Films as Mass Art
In simple terms, films have been considered as the reflections of the society. But studying films in the presence of agenda setting function of media would mean otherwise. There has been a theoretical turn from a conventional concept surrounding the categorisation of film-as-an-art (cine-art) or expressive visual art-form to a more critical approach accepting films as mass art or film-as-medium.
Perceived by masses in a context, films according to Adorno, are ‘mass-cult’; mass produced culture which presents a ‘flattened’ version of the reality. Benjamin acknowledges the potential for mass art to manipulate. “Film, as an art of the masses, embedded within society and used by social, political, moral humans, has the potential to be constructive or destructive” (D’Olimpio, 2014). Unlike the earlier theorists - Adorno & Horkheimer, Benajamin’s framework stating the potential of films to screen ideas was further reinforced by the Deleuzean’s optimism approach to films.
No film is made in a cultural vacuum. As films are an importance source of cultural data, film producers or filmmakers may be considered the cultural producers on a massive scale. Films exist in a social & cultural context one that is partially of their own creation. In film studies in particular, non-western films are much more likely to be “read” in terms of the influence that society or cultural contexts have on cinematic output (Gray, 2010).

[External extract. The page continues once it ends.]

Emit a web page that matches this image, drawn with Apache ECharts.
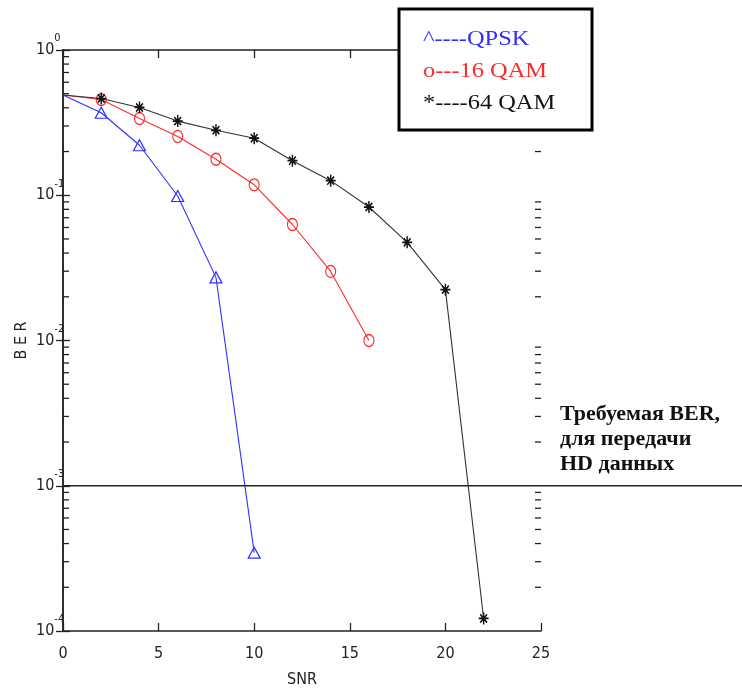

Delluc’s work reveals that cinematography has “the unique ability to transform objects into symbols for thought and emotion” (Parkinson 1995: 64). Further, films create, produce and reinforce roles and identities. All media texts are the representations of the reality. “Rather than reproducing the ”world” spontaneously and automatically, as the ideology of realism would have the spectator believe, the cinematic apparatus always operates selectively, limiting, filtering and transforming the images that are its raw material” (Rodowic 1994, 77).
Meanings in a film are communicated through signs. Based on certain conventions, these signs constitute codified information (Kishor, 1999). The codified information, narrating the story, has different meaning in different cultures and its real interpretation is possible in the culture where the film is based (Pandey, 2014).